Gold clawed back from below $4,000 after a soft US inflation print, but analysts at OCBC say the recovery is fragile. A rally in oil prices and firm US data could quickly cap the metal, with the next Producer Price Index reading the immediate test.
Gold rebounded from sub-$4,000 levels after a softer-than-expected US Consumer Price Index reading pushed traders to pare back Fed rate hike bets, OCBC’s Sim Moh Siong and Christopher Wong reported. The weaker dollar and lower front-end Treasury yields helped the metal recover from a two-week low to an intra-session high of 4102.
A reversal, not a regime change
OCBC frames the bounce as unwinding an overdone hawkish repricing rather than a shift in the macro backdrop. According to OCBC: “This provides gold with some near-term breathing room”, particularly if the dollar and yields stay capped. The June CPI report predates the latest rise in oil prices, which could keep the inflation outlook and Fed policy expectations volatile.
The catch is oil. Further upside in gold would require oil prices to ease and US data to stay soft, with the Producer Price Index the next test. OCBC last saw gold near 4051, with resistance at 4113 and support at 3940/60.

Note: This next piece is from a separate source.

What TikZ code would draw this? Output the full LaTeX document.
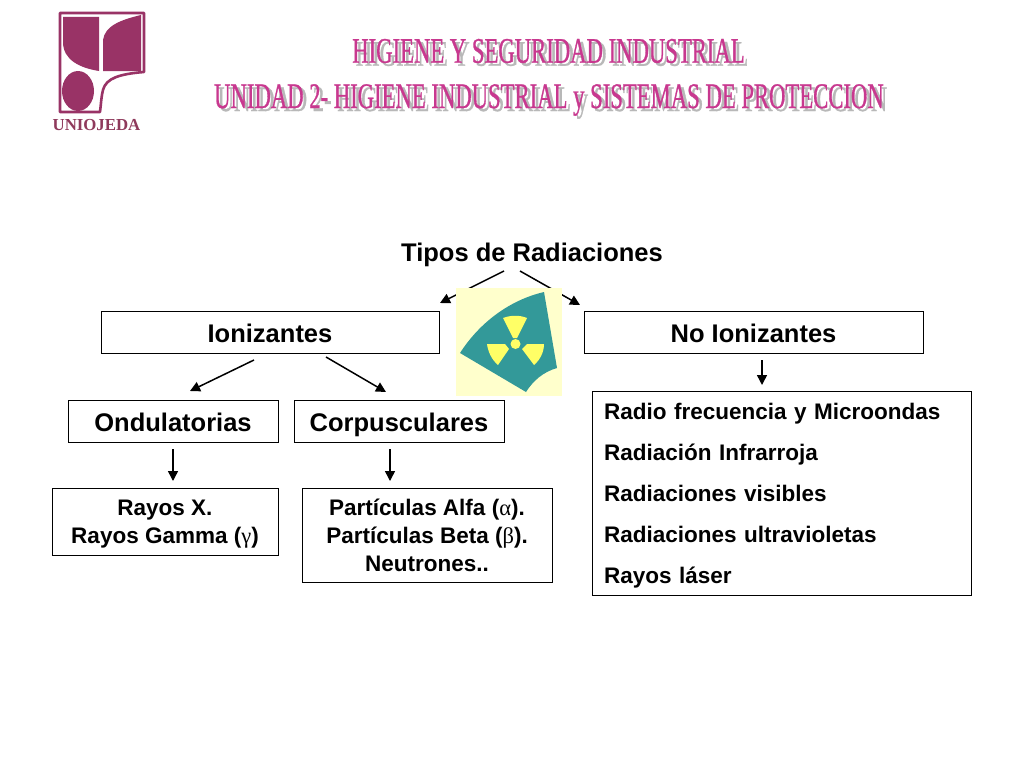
\documentclass[tikz,border=0pt]{standalone}
\usepackage{fontspec}
\setmainfont{Liberation Sans}
\newfontfamily\gk{Liberation Serif}
\newfontfamily\titlefont[FakeStretch=0.63,FakeBold=0.8]{Liberation Serif}
\usetikzlibrary{arrows.meta}
\definecolor{logo}{HTML}{993366}
\definecolor{logotxt}{HTML}{8F3A5C}
\definecolor{pinkt}{HTML}{C8388F}
\definecolor{teal2}{HTML}{339999}
\definecolor{yel}{HTML}{FFFF66}
\definecolor{pale}{HTML}{FFFFCC}
\tikzset{
  box/.style={draw=black,line width=0.9pt,fill=white,inner sep=0pt,align=center,font=\bfseries},
  big/.style={box,font=\fontsize{25.5}{28}\selectfont\bfseries,text height=24pt,text depth=4pt},
  small/.style={box,font=\fontsize{22.5}{28}\selectfont\bfseries},
  conn/.style={draw=black,line width=1.5pt,-{Triangle[length=10pt,width=10pt]}},
  titlegray/.style={text=black!28,font=\titlefont\fontsize{36}{36}\selectfont,inner sep=0pt},
  titlepink/.style={text=pinkt,font=\titlefont\fontsize{36}{36}\selectfont,inner sep=0pt}
}
\begin{document}
\begin{tikzpicture}[x=1pt,y=-1pt]
\useasboundingbox (0,0) rectangle (1024,768);
\fill[white] (0,0) rectangle (1024,768);
% logo
\draw[logo,line width=2.6pt,line join=round] (60,13) -- (144,13) -- (144,72)
  .. controls (120,74) and (106,78) .. (103,90) .. controls (101,98) and (101,105) .. (100,112) -- (60,112) -- cycle;
\fill[logo] (63,17) -- (99,17) -- (99,71) .. controls (80,68) and (63,60) .. (63,42) -- cycle;
\fill[logo] (103,71) -- (103,40) .. controls (105,26) and (120,20) .. (141,15) -- (141,71) -- cycle;
\fill[logo] (78,91) ellipse [x radius=16,y radius=20];
\node[text=logotxt,inner sep=0pt,font=\gk\fontsize{16.8}{17}\selectfont\bfseries] (logotext) at (96.5,125) {UNIOJEDA};
% title
\node[titlegray] (t1s) at (552,54) {HIGIENE Y SEGURIDAD INDUSTRIAL};
\node[titlepink] (t1) at (548.5,51) {HIGIENE Y SEGURIDAD INDUSTRIAL};
\node[titlegray] (t2s) at (552.5,103) {UNIDAD 2- HIGIENE INDUSTRIAL y SISTEMAS DE PROTECCION};
\node[titlepink] (t2) at (549,100) {UNIDAD 2- HIGIENE INDUSTRIAL y SISTEMAS DE PROTECCION};
% heading
\node[inner sep=0pt,font=\fontsize{25.5}{28}\selectfont\bfseries] (tipos) at (532,255) {Tipos de Radiaciones};
% boxes
\node[big,minimum width=338pt,minimum height=42pt] (ion) at (270,332) {Ionizantes};
\node[big,minimum width=339pt,minimum height=42pt] (noion) at (753.5,332) {No Ionizantes};
\node[big,minimum width=210pt,minimum height=42pt] (ond) at (173,421) {Ondulatorias};
\node[big,minimum width=210pt,minimum height=42pt] (cor) at (399,421) {Corpusculares};
\node[small,minimum width=226pt,minimum height=67pt] (ray) at (165,521.5) {\rule{0pt}{21pt}Rayos X.\\Rayos Gamma ({\gk\mdseries γ})};
\node[small,minimum width=250pt,minimum height=94pt] (par) at (427,535) {\rule{0pt}{18pt}Partículas Alfa ({\gk\mdseries α}).\\Partículas Beta ({\gk\mdseries β}).\\Neutrones..};
\node[box,minimum width=379pt,minimum height=204pt,text width=355pt,align=left,font=\fontsize{22.5}{41}\selectfont\bfseries] (lst) at (781.5,493) {\rule{0pt}{22pt}Radio frecuencia y Microondas\\Radiación Infrarroja\\Radiaciones visibles\\Radiaciones ultravioletas\\Rayos láser};
% free connector ends
\coordinate (a1s) at (504,271); \coordinate (a1e) at (440,303);
\coordinate (a2s) at (520,271); \coordinate (a2e) at (580,305);
\coordinate (a3s) at (254,360); \coordinate (a3e) at (190,391);
\coordinate (a4s) at (326,357); \coordinate (a4e) at (386,392);
\coordinate (a5s) at (173,449); \coordinate (a5e) at (173,481);
\coordinate (a6s) at (390,449); \coordinate (a6e) at (390,481);
\coordinate (a7s) at (762,360); \coordinate (a7e) at (762,385);
\draw[conn] (a1s) -- (a1e);
\draw[conn] (a2s) -- (a2e);
\draw[conn] (a3s) -- (a3e);
\draw[conn] (a4s) -- (a4e);
\draw[conn] (a5s) -- (a5e);
\draw[conn] (a6s) -- (a6e);
\draw[conn] (a7s) -- (a7e);
% radiation image
\fill[pale] (456,288) rectangle (562,396);
\fill[teal2] (460,353) .. controls (480,322) and (510,300) .. (544,292) -- (557,368) .. controls (543,372) and (533,381) .. (526,392) -- cycle;
\fill[yel] (503,318) .. controls (511,315) and (520,315) .. (527,318) -- (517,338) -- (513,338) -- cycle;
\fill[yel] (487,344) -- (505,344) -- (509,349) -- (498,365) .. controls (492,360) and (488,352) .. (487,344) -- cycle;
\fill[yel] (544,344) -- (527,344) -- (522,349) -- (534,365) .. controls (540,360) and (544,352) .. (544,344) -- cycle;
\fill[yel] (515.5,344) circle (5);
\end{tikzpicture}
\end{document}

Oil pressure and a shifting rate path
The tension shows in the spot market. Spot gold fell 0.6% to $4,028.43 per ounce on July 15, pulling back after touching $4,100.49 the previous session, while futures eased 0.8% to $4,035.50. Crude prices climbed above $80 per barrel for a third straight session, driven by escalating tensions between the US and Iran.
Persistent energy costs lift inflation expectations, which threatens gold by strengthening the case for higher rates. June’s CPI actually showed the first monthly price decline since April 2020. Traders had priced a 76% chance of a Fed hike by September before the print; that figure fell to 58% afterward.

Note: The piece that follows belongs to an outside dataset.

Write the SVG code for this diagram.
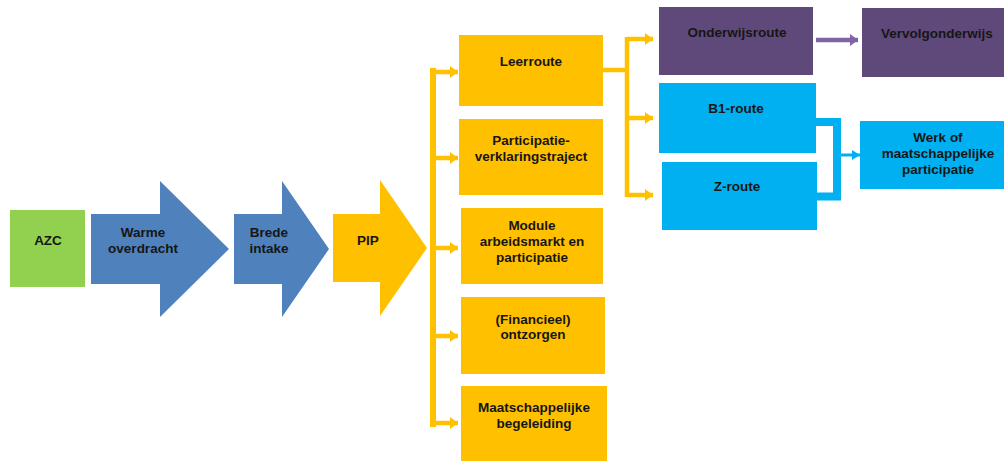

Kelvin Wong of OANDA noted that markets are focusing more on geopolitical pressures than on the CPI data. When gold softens on rate-hike fears, Bitcoin often faces similar headwinds, since both are sensitive to real interest rates. With PPI due and the Fed’s September meeting ahead, investors tracking gold will watch Fed commentary, oil prices, and geopolitical headlines.